The Memory Problem
As I continued testing GPT-4’s capabilities in powering LEAF’s narrative-driven companion system, one of the first major roadblocks took root: the OpenAI API retains no short-term or long-term memory at all. Not from the last line, the last prompt, or the last scene. It treats every interaction as if it’s the first. No history or continuity. For a game built around trust, memory, and evolving relationships, this is a serious issue.
The concept of LEAF depends on the AI companion’s ability to change based on the player’s behavior. If the companion forgets what the player did in the last scene, their reactions lose meaning. A character who is supposed to grow with the player can’t do that if they’re constantly resetting to zero.

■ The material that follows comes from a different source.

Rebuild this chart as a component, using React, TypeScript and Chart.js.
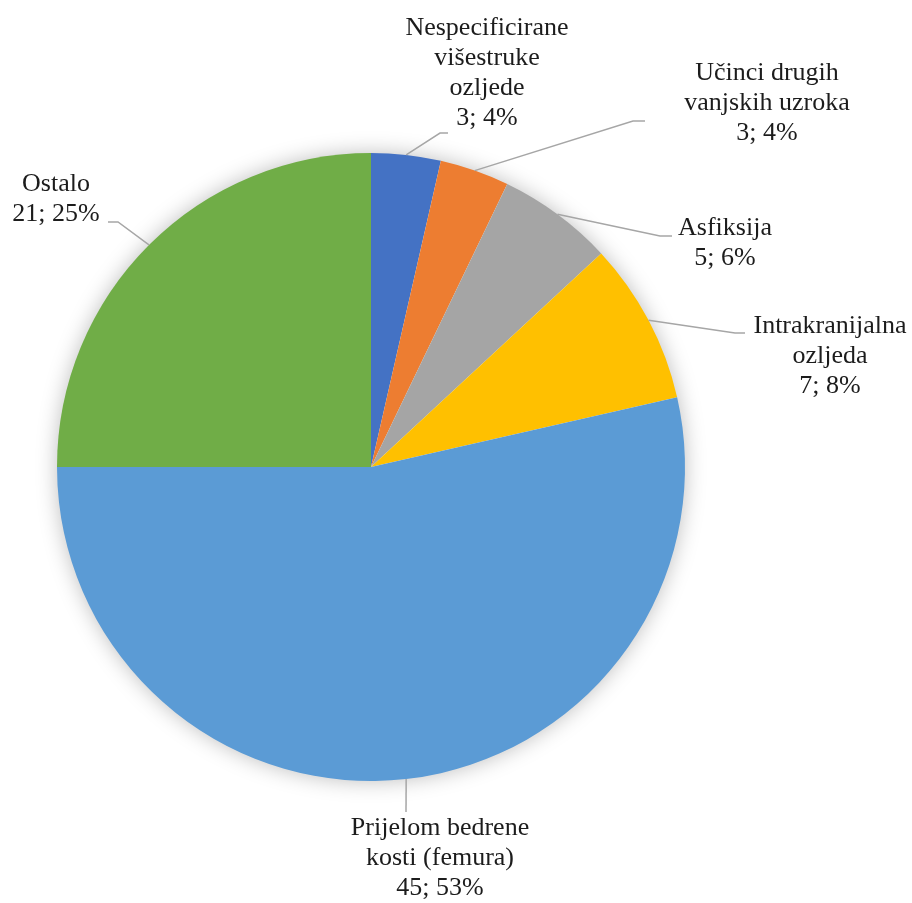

This also causes narrative contradictions. For example, if the player kills an innocent NPC, the AI might criticize them in one scene, but later praise them or misunderstand the event entirely, believing the NPC was a threat. Without persistent memory, GPT-4 can’t track cause and effect.
To solve this, I’ve begun designing a middleware system - and interpreter that sits between the player’s actions and the GPT prompt. This system would track important gameplay data and use that to build each prompt intelligently. Instead of feeding GPT-4 every piece of memory each time (which quickly runs into token limits), the middleware can potentially summarize key context, helping the AI maintain consistency without being overloaded.
This could be supported by an external memory system, either in the form of a local database or lightweight data structure, where prior player decisions, character eractions, and story milestones are stored. The GPT agent can reference this data prior to generating a response, allowing it to make decisions based on previous interactions. The benefit of using a localized memory system - as opposed to an online or cloud-based one - is that it remains fully embedded within the game. No external connection is required, and players maintain privacy and full immersion. The AI doesn’t technically “remember” - but the game does, and it recontextualizes the prompts with that history every time the AI is asked to speak or act.
One inspiration is the idea of Retrieval Augmented Generation (RAG) architectures, which allow for the retrieval of relevant pieces of stored information and incorporates them into the prompt context. In the case of LEAF, this could mean searching a stored memory log for relevant past decisions, tone shifts, or trust events, and re-inserting them into the prompt dynamically.
Another functionality and potential solution I’ve started exploring is prompt carching. If a situation or player decision repeats, the system could store and reuse previous GPT outputs instead of generating them from scratch. This would save on API calls and help keep character behavior consistent. I’m also investigating how preloading responses based on certain game states or companion personalities might help balance real-time generation with narrative control. OpenAI may support some token caching internally, but it’s still unclear how much control I have over this within the API itself, or whether I’ll need to develop my own caching layer from scratch.
This memory problem isn’t just technical, but narrative as well. A story loses its power when characters forget what matters. While GPT-4 is incredibly responsive, its lack of memory forces me to think creatively about how to simulate the illusion of growth, change, and consequence. This middleware system I’m developing is still in early development, but may be one of the most important components in making LEAF work the way it’s meant to.